La La Land is a charming and exemplary film that reminds the viewer of the romanticism of Hollywood’s better days as well as the virtues of the cinematic experience. The former is illustrated in a quiet moment when aspiring actress Mia Dolan (Emma Stone) is walking down a street. As she is making her way down a darkened avenue, an elegantly constructed tracking shot reveals an elaborate painting of many actors from the movies’ great past. The latter is encapsulated in a wonderful sequence in which Mia and Sebastian’s (Ryan Gosling) romance blossoms during a revival screening of Rebel Without a Cause.
These series of scenes are wonderfully directed by Damon Chazelle who juxtaposes the magic of the big screen experience with the transformative moments it can establish. He conveys this by showing the flickering light of the projector shine on the characters’ faces and having their hands meet, which culminates in a newfound intimacy.
The picture was shot in CinemaScope- resulting in an exuberant portrait of Los Angeles. The sequence that strengthens this depiction is the opening musical number called “Another Day of Sun.” It showcases an ambitious dance scene in the midst of a frustrating morning traffic jam.
However, the most astounding aspect of La La Land is in its excellent representation of Jazz. If Chazelle’s last film- Whiplash showed the blood, sweat and physical anguish in the pursuit being a Jazz drummer then La La Land is a genial advocation for the virtues of the musical genre. At the same time, the picture also typifies the inherent conflict in the improvisational staple of the iconic style.
The fundamental problem with the film comes from the imbalance of interest in the central characters’ dreams. While Chazelle provides many reasons for Mia wanting to become an actress, I never felt that they were compelling or stirring. The problem is compounded by the elusive nature of Mia’s one-woman play. The audience never gets a sense of its story, purpose or Mia’s reasoning for deciding to do it in the first place.
On the other hand, Sebastian’s dream of opening a Jazz club resonated because it comes from a deep-seated desire of artistic expression. In some early scenes, Sebastian plays a Jazz piece on the piano much to the chagrin of his boss who wants the young musician to play Christmas music. The small section of music that the character plays feels like the last dying breaths of the musical genre as it struggles to find relevance and resonance in modern times.

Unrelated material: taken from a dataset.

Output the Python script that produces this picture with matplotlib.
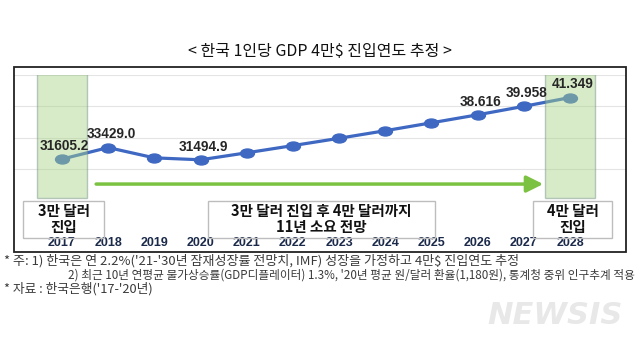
import matplotlib
matplotlib.use("Agg")
import matplotlib.pyplot as plt
import matplotlib.transforms as mtransforms
from matplotlib.patches import Rectangle
from matplotlib.path import Path

plt.rcParams['font.family'] = ['Noto Sans CJK KR', 'DejaVu Sans']

# ---- data ----
years = [2017, 2018, 2019, 2020, 2021, 2022, 2023, 2024, 2025, 2026, 2027, 2028]
gdp = [31605.2, 33429.0, 31800, 31494.9, 32600, 33740, 34900, 36100, 37350, 38616, 39958, 41349]
label_idx = [0, 1, 3, 9, 10, 11]
label_txt = ["31605.2", "33429.0", "31494.9", "38.616", "39.958", "41.349"]
stage_txt = ["3만 달러\n진입", "3만 달러 진입 후 4만 달러까지\n11년 소요 전망", "4만 달러\n진입"]
title = "< 한국 1인당 GDP 4만$ 진입연도 추정 >"
notes = ["* 주: 1) 한국은 연 2.2%('21-'30년 잠재성장률 전망치, IMF) 성장을 가정하고 4만$ 진입연도 추정",
         "2) 최근 10년 연평균 물가상승률(GDP디플레이터) 1.3%, '20년 평균 원/달러 환율(1,180원), 통계청 중위 인구추계 적용",
         "* 자료 : 한국은행('17-'20년)"]

LINE = "#3e68c2"
GREEN = "#7cc242"
BOXF = "#a8d488"
W, H = 640, 345


def fx(x):
    return x / W


def fy(y):
    return 1 - y / H


fig = plt.figure(figsize=(6.4, 3.45), dpi=100)
fig.patch.set_facecolor("white")

ax = fig.add_axes([fx(14), fy(200.8), 612 / W, (200.8 - 74.5) / H])
ax.set_xlim(2015.961, 2029.213)
ax.set_ylim(25000, 45000)
ax.set_yticks([30000, 35000, 40000, 45000])
ax.set_xticks([])
ax.tick_params(length=0, labelleft=False)
ax.grid(axis="y", color="#e4e4e4", lw=0.8)
for s in ax.spines.values():
    s.set_visible(False)

# ellipse marker
uc = Path.unit_circle()
ell = Path(uc.vertices * [1.55, 1.0], uc.codes)

ax.plot(years, gdp, color=LINE, lw=2.3, marker=ell, ms=10, zorder=3)

for yr in (years[0], years[-1]):
    ax.axvspan(yr - 0.55, yr + 0.55, ymin=0.02, ymax=1.0, fc=BOXF, ec="#6f8c80",
               lw=1.0, alpha=0.45, zorder=4)

for i, t in zip(label_idx, label_txt):
    ax.annotate(t, (years[i], gdp[i]), xytext=(2, 9.5), textcoords="offset points",
                ha="center", va="center", fontsize=9.8, fontweight="bold",
                family="Liberation Sans", color="#262626", zorder=5)

ax.annotate("", xy=(years[-1] - 0.58, 27650), xytext=(years[0] + 0.74, 27650),
            arrowprops=dict(arrowstyle="-|>,head_length=1.0,head_width=0.5",
                            color=GREEN, lw=2.5, shrinkA=0, shrinkB=0), zorder=3)

# year labels
tr = mtransforms.blended_transform_factory(ax.transData, fig.transFigure)
for yr in years:
    ax.text(yr, fy(243), str(yr), transform=tr, ha="center", va="center",
            fontsize=9, fontweight="bold", family="Liberation Sans", color="#1b2a4a")

# stage boxes
boxes = [(23, 104), (208, 435), (533, 612)]
for (x0, x1), t in zip(boxes, stage_txt):
    fig.add_artist(Rectangle((fx(x0), fy(238)), (x1 - x0) / W, (238 - 201) / H,
                             transform=fig.transFigure, fill=False, ec="#bdbdbd", lw=1.0))
    fig.text(fx((x0 + x1) / 2), fy(219), t, ha="center", va="center", fontsize=10.5,
             fontweight="bold", linespacing=0.95, color="#111111")

# outer frame
fig.add_artist(Rectangle((fx(14), fy(252)), 612 / W, (252 - 67) / H,
                         transform=fig.transFigure, fill=False, ec="#222222", lw=1.3))

fig.text(0.5, fy(52), title, ha="center", va="center", fontsize=11.5, color="#111111")

fig.text(fx(4), fy(261), notes[0], ha="left", va="center", fontsize=9.4, color="#3a3a3a")
fig.text(fx(68), fy(275), notes[1], ha="left", va="center", fontsize=8.4, color="#3a3a3a")
fig.text(fx(4), fy(289), notes[2], ha="left", va="center", fontsize=9.2, color="#3a3a3a")

fig.text(fx(555), fy(315), "NEWSIS", ha="center", va="center", fontsize=22,
         fontweight="heavy", style="italic", family="DejaVu Sans", color="#e8e8e8")

fig.savefig("out.png", dpi=100, facecolor="white")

Interestingly, this thread is explored as Sebastian becomes a keyboardist for a Jazz band called The Messengers who are fronted by his former high school friend Keith (John Legend). Legend’s character represents the contemporary sceptic of Jazz who believes it must change to survive, as opposed to being a pristinely preserved antique attraction. Sebastian’s time in the band also introduces the question of how the practical concerns of life can be at odds with achieving one’s inmost desires.
Finally, Ryan Gosling’s performance as the pianist and Jazz aficionado is remarkable and represents his best one to date. Gosling combines his compelling silent work- exemplified in movies such as Drive and Only God Forgives along with his penchant for physical comedy- combined with an endearing, passionate and driven nature that provides Sebastian with remarkable depth. Moreover, his performance during the solo piano sections (Incidentally, Gosling plays all the piano pieces himself) called to mind the great soul bearing efforts of Ethan Hawke and Oscar Issac in Born to Be Blue and Inside Llewyn Davis respectively.
The final moments of the picture when Mia and Sebastian lock eyes across a crowded room represent the actor’s singularly striking moment in the film. He gives Mia a faint smile before sitting down and playing another song. The expression carries a touching universality because it conveys a tough exterior attempting to bury feelings of regret and sadness even in the face of achieving success. With this in mind, the film’s title and iconic idiom become a bittersweet irony- reinforcing the necessities of life taking precedence over the romanticism of dreaming.